The gas permeable portion may be formed from any suitable material whether in the form of sheeting, pellets, powder, resin, liquid, or the like. The gas permeable material may have a single-phase or multi-phase morphology, may be an alternating block copolymer, or may have any other suitable morphology. The gas permeable portion may by prepared by mechanical blending of the components with conventional mixing equipment and may then be formed by in-mold polymerization using heat or light to activate an initiator. Alternatively, the gas permeable portion may be formed by any known molding process, for example, by heating and shaping a bulk material or by laminating and forming multiple layers together. The gas permeable portion may further undergo plasma treatment, surface machining, or other post-mold surface treatment or manufacturing processes. It is understood that any process now known or later developed for forming a gas permeable or ultraviolet blocking material may be used in accordance with the present invention.
With reference now to FIG.1, an exemplary decanter 1 for aerating a liquid 2, according to one embodiment of the present invention includes a base 3, sidewall 4, neck 5, and a gas permeable portion 6 of sidewall 4. Gas permeable portion 6 serves to transport a gas, such as oxygen, as indicated by the dual arrows and O's, through sidewall 4. Gas permeable portion 6 of sidewall 4 may include a single portion or multiple discrete portions circumferentially spaced around sidewall 4. In an alternative embodiment, gas permeable portion 6 forms a continuous band around decanter 1.
With reference now to FIG. 2, a second exemplary decanter 1 is shown according to another embodiment of the present invention in which gas permeable portion 6 of sidewall 4 extends from base 3 of decanter 1 at least to the surface of liquid 2. This configuration combined with a material having a high oxygen permeability may be advantageous for maximizing oxygen exposure of liquid 2. Gas permeable portion 6 may be configured to transport any number of gases at any desired rate depending on the application and desired transport characteristics.

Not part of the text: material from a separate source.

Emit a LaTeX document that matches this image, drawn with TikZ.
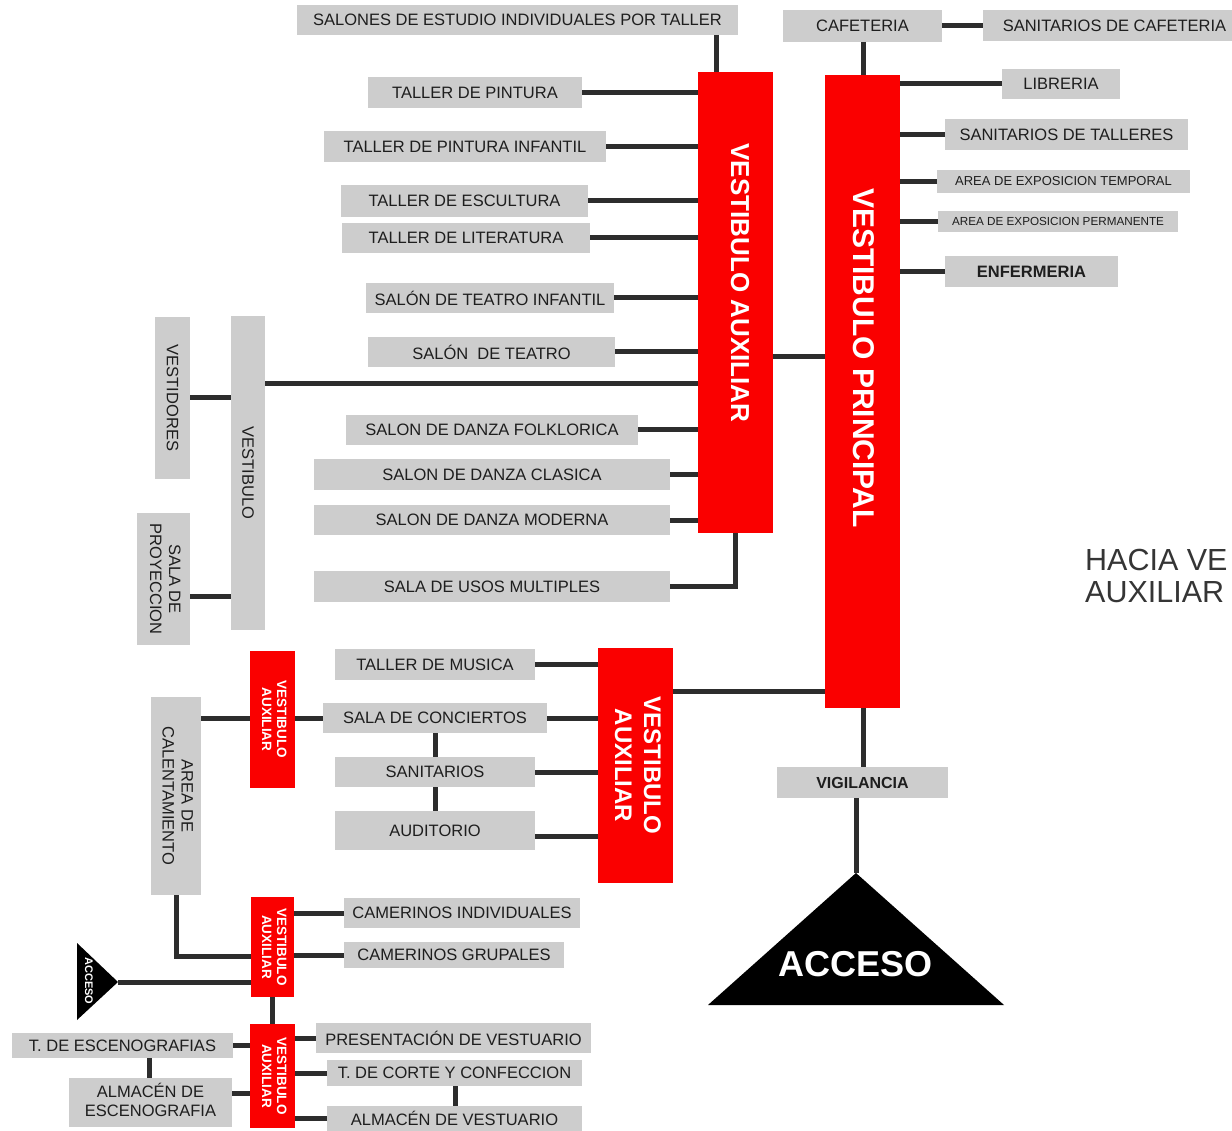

In one embodiment, gas permeable portion 6 is sufficiently large that the surface area of gas permeable portion 6 that is exposed to the decanter contents is greater than the area of the surface of those contents that is exposed to ambient air within decanter 1. Accordingly, in the context of a wine decanter, it may be advantageous for gas permeable portion 6 to extend from base 3 to the height of the volume of a wine bottle, approximately 700 ml, within decanter 1.
With reference now to FIG. 3, a third exemplary decanter 1 is shown according to another embodiment of the present invention in which gas permeable portion 6 of sidewall 4 extends the full height of sidewall 4. In accordance with one variation of this exemplary embodiment, any number of additional decanter features may be integrally formed of a gas permeable material, including the entirety of sidewall 4 and base 3. Sidewall 4 may be further or alternatively configured to substantially block ultraviolet light so as to reduce any adverse impact of ultraviolet light on liquid 2 or other vessel contents.
While oxygen transport through a gas permeable base 3 of decanter 1 may be stifled when base 3 is in contact with a solid surface, it may be advantageous for other reasons, such as ease and cost of manufacturing, to form base 3 from the same gas permeable material as gas permeable portion 6. Similarly, while little benefit may be provided by any part of gas permeable portion 6 located above the level of liquid 2, it may be advantageous for other reasons, such as ease and cost of manufacturing, to extend gas permeable portion 6 to neck 5 of decanter 1. That being said, in various embodiments, it may desirable for gas permeable portion 6 to include only those portions of sidewall 4 that are exposed to liquid 2 on the interior and ambient air on the exterior.
Accordingly, the present invention provides a passive, gas permeable aerating apparatus for use with liquid vessels. Various alternative embodiments may include accessories such as a handle, stand, removable closure, aerating insert or pour spout, or the like. In one embodiment, a moveable gas impermeable barrier may be associated with the gas permeable portion of the vessel sidewall to meter or stop oxygen transport. Similarly, while the present invention has been described herein as a passive aerating apparatus and means for accelerating the breathing process, the present invention may be readily used with any number of the active mechanical aerators or any number of other similar devices now known or hereafter developed.
Finally, while the present invention has been described above with reference to various exemplary embodiments, many changes, combinations and modifications may be made to the exemplary embodiments without departing from the scope of the present invention. For example, the various components may be implemented in alternative ways. These alternatives can be suitably selected depending upon the particular application or in consideration of any number of factors associated with the operation of the device. In addition, the techniques described herein may be extended or modified for use with other types of devices. These and other changes or modifications are intended to be included within the scope of the present invention.